■ Dataset records:
##############################
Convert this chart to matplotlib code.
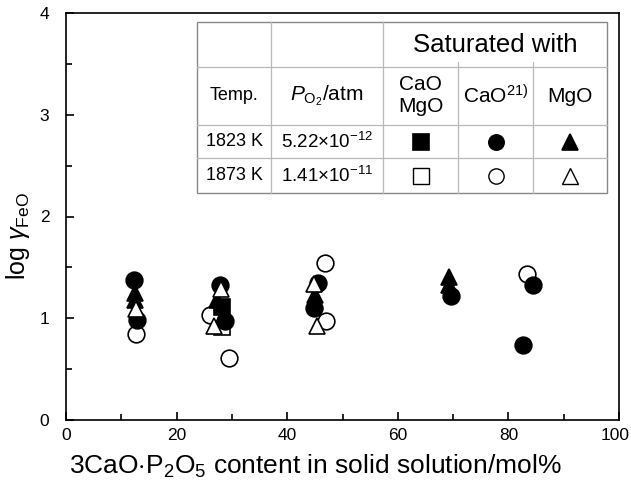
##############################
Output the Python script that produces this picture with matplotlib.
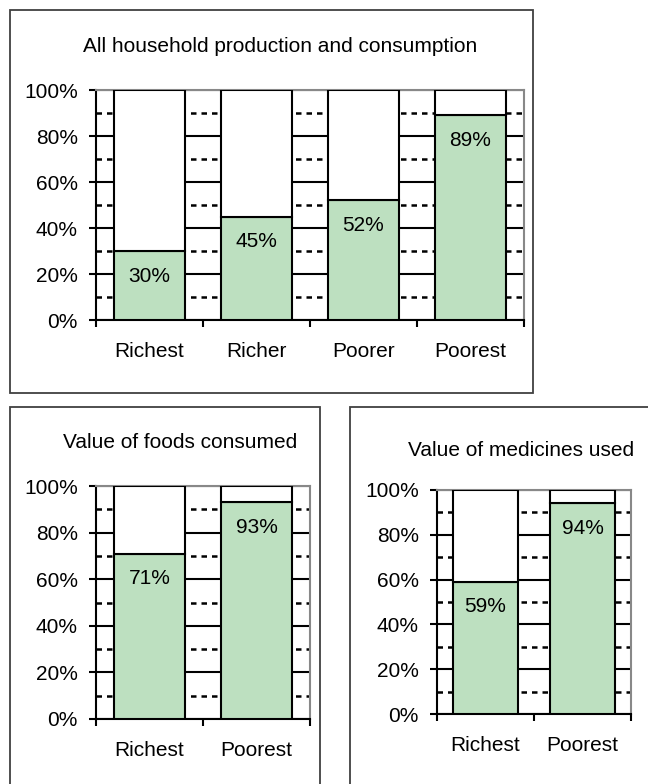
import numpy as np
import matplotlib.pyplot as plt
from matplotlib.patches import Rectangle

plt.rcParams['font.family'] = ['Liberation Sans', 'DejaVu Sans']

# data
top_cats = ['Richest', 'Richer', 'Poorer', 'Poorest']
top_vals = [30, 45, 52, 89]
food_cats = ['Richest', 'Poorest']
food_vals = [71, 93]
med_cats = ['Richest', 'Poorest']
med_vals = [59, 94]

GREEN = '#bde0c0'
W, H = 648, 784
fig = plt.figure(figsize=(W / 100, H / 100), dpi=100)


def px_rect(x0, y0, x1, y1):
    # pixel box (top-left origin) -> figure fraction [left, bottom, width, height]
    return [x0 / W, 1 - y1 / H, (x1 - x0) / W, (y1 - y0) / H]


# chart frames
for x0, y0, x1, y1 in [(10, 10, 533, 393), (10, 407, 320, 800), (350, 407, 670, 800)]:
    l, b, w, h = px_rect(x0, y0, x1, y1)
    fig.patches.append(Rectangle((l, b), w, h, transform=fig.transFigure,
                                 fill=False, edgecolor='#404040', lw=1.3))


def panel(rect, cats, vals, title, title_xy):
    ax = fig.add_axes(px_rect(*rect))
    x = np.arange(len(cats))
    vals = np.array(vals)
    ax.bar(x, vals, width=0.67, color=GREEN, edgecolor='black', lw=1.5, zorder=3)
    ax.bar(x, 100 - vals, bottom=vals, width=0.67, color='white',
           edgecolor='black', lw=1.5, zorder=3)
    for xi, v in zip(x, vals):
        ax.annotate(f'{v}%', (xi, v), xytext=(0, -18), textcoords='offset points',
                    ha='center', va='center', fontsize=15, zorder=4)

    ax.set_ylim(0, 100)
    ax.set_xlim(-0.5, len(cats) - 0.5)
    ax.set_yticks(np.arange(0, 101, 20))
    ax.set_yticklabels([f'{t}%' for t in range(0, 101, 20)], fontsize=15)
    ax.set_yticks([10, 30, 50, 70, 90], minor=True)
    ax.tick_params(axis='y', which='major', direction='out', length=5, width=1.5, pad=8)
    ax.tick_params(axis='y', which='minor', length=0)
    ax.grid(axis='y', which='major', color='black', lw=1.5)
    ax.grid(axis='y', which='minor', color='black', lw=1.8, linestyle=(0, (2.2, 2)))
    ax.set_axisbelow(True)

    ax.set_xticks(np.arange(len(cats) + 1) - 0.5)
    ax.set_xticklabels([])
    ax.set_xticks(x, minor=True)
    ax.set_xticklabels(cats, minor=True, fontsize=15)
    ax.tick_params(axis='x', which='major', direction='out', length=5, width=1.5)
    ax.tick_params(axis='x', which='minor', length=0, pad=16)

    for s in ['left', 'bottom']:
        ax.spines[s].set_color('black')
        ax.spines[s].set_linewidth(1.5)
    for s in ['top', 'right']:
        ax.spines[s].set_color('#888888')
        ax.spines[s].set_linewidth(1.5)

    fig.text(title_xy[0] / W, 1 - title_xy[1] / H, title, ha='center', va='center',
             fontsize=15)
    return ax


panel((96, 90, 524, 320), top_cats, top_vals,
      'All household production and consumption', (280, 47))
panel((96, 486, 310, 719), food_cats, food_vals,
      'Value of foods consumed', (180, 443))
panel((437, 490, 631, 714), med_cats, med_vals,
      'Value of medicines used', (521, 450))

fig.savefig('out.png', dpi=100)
##############################
■ Job: Copy exactly the stretch of lines that starts at the line holding "Output the Python" and ends at the line holding "fill=False, edgecolor='#404040', lw=1.3))". Drop the pictures.

■ Right answer:
Output the Python script that produces this picture with matplotlib.
import numpy as np
import matplotlib.pyplot as plt
from matplotlib.patches import Rectangle

plt.rcParams['font.family'] = ['Liberation Sans', 'DejaVu Sans']

# data
top_cats = ['Richest', 'Richer', 'Poorer', 'Poorest']
top_vals = [30, 45, 52, 89]
food_cats = ['Richest', 'Poorest']
food_vals = [71, 93]
med_cats = ['Richest', 'Poorest']
med_vals = [59, 94]

GREEN = '#bde0c0'
W, H = 648, 784
fig = plt.figure(figsize=(W / 100, H / 100), dpi=100)


def px_rect(x0, y0, x1, y1):
    # pixel box (top-left origin) -> figure fraction [left, bottom, width, height]
    return [x0 / W, 1 - y1 / H, (x1 - x0) / W, (y1 - y0) / H]


# chart frames
for x0, y0, x1, y1 in [(10, 10, 533, 393), (10, 407, 320, 800), (350, 407, 670, 800)]:
    l, b, w, h = px_rect(x0, y0, x1, y1)
    fig.patches.append(Rectangle((l, b), w, h, transform=fig.transFigure,
                                 fill=False, edgecolor='#404040', lw=1.3))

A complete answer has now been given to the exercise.